Na Capital, a servidora tem o hábito de marcar presença no Legislativo e, no início ou em meio ao expediente, ir para a sede do conselho, prática constatada no inquérito do MP, que apura o caso desde 2016.
Em 31 de outubro de 2017, o GDI flagrou a funcionária pública batendo o ponto na Câmara às 7h43min. Conforme a resolução 520/2017, são necessárias quatro marcações, mas neste dia, só houve registro uma segunda vez, às 13h15min. À tarde, Viviane permaneceu em plenária do Creci.
CONTRAPONTO
O que diz Márcio Bins Ely:
"A responsabilidade pela comprovação da efetividade por meio do ponto eletrônico é do servidor da Câmara Municipal. Portanto, a efetividade da corretora de imóveis Viviane Martins Costa, professora concursada da prefeitura de Porto Alegre e cedida ao meu gabinete, é da sua inteira responsabilidade.
Há dez anos, ela é corretora de imóveis e foi eleita conselheira regional do CRECI-RS para o período de 1º de janeiro de 2016 a 31 de dezembro de 2018.
A Procuradoria da Câmara Municipal se manifestou considerando que, se não houver incompatibilidade de horário e prevalecer o interesse público, não há óbice legal em exercer as duas funções. No Parecer 77/2018, o procurador-geral Fábio Nyland considera "... possível o ajuste da jornada diária de trabalho da servidora, mediante utilização do banco de horas ou compensação de horários, afim de possibilitar sua participação, como conselheira, em reuniões do Creci-RS."
O que diz Viviane Simon Martins Costa:
"Sou professora municipal concursada há 29 anos. Professores e médicos têm prerrogativa constitucional para exercer mais de um ofício.
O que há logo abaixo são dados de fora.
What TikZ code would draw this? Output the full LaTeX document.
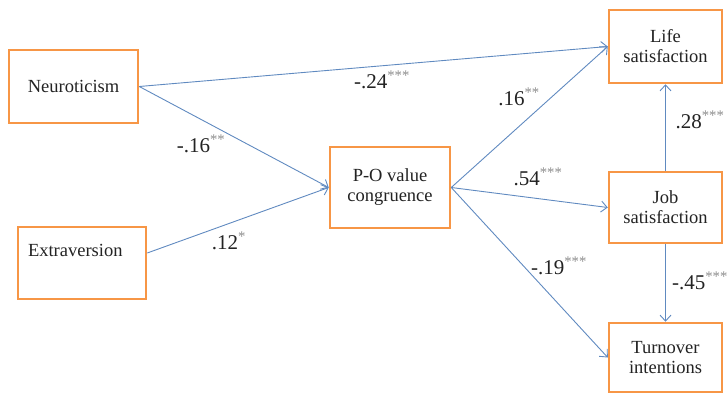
\documentclass[tikz,border=0pt]{standalone}
\usepackage{fontspec}
\setmainfont{Liberation Serif}
\usepackage{tikz}
\definecolor{rahmenorange}{RGB}{247,150,70}
\definecolor{pfeilblau}{RGB}{96,138,192}
\definecolor{schrift}{RGB}{35,35,35}
\usetikzlibrary{arrows.meta}
\newcommand{\stern}[1]{\textsuperscript{\color{black!45}#1}}

\begin{document}
\begin{tikzpicture}[x=1pt, y=-1pt,
		>={Straight Barb[length=6pt,width=11pt]},   %Pfeilspitzen
		kasten/.style={draw=rahmenorange, line width=2.5pt, fill=white, text=schrift, align=center,
			font=\fontsize{18.5}{20}\selectfont, inner sep=0pt},
		pfeil/.style={->, draw=pfeilblau, line width=0.9pt},
		wert/.style={text=schrift, font=\fontsize{21}{24}\selectfont, inner sep=0pt}]
		%Bildbereich
		\useasboundingbox (0,0) rectangle (728,395);
		%Kaesten zeichnen
		\node[kasten, minimum width=129, minimum height=73] (neuro) at (73.5,86.5) {Neuroticism};
		\node[kasten, minimum width=128, minimum height=72, text width=108, align=left] (extra) at (82,263) {Extraversion\\\strut};
		\node[kasten, minimum width=120, minimum height=81] (po) at (390,187.5) {P-O value\\congruence};
		\node[kasten, minimum width=113, minimum height=73] (life) at (665.5,46.5) {Life\\satisfaction};
		\node[kasten, minimum width=113, minimum height=71] (job) at (665.5,207.5) {Job\\satisfaction};
		\node[kasten, minimum width=113, minimum height=69] (turn) at (665.5,357.5) {Turnover\\intentions};
		%Pfade zeichnen
		\draw[pfeil] (neuro.east) -- (life.west);
		\draw[pfeil] (neuro.east) -- (po.west);
		\draw[pfeil] ([yshift=10pt]extra.east) -- (po.west);
		\draw[pfeil] (po.east) -- (life.west);
		\draw[pfeil] (po.east) -- (job.west);
		\draw[pfeil] (po.east) -- (turn.west);
		\draw[pfeil] (job.north) -- (life.south);
		\draw[pfeil] (job.south) -- (turn.north);
		%Koeffizienten
		\node[wert] (w24) at (382,80) {-.24\stern{***}};
		\node[wert] (w16a) at (201,144) {-.16\stern{**}};
		\node[wert] (w12) at (229,241) {.12\stern{*}};
		\node[wert] (w16b) at (519,97) {.16\stern{**}};
		\node[wert] (w54) at (538,177) {.54\stern{***}};
		\node[wert] (w19) at (559,266) {-.19\stern{***}};
		\node[wert] (w28) at (700,120) {.28\stern{***}};
		\node[wert] (w45) at (700,281) {-.45\stern{***}};
	\end{tikzpicture}
\end{document}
A procuradoria da Câmara Municipal diz que estou agindo em conformidade com as determinações legais, em resposta à consulta formal sobre o ajuste da minha jornada diária de trabalho, mediante utilização do banco de horas ou compensação de horários, a fim de possibilitar a participação como conselheira nas reuniões do CRECI-RS.
Fui eleita pela categoria para os cargos de conselheira e diretora-secretária da entidade, autarquia federal de direito e interesse público, para um cargo honorífico, portanto sem remuneração. Para me ausentar da Câmara Municipal e participar de reuniões plenárias, utilizo o banco de horas ou compensação de horários, prerrogativa prevista na Resolução de Mesa que regula registro eletrônico de efetividade dos servidores."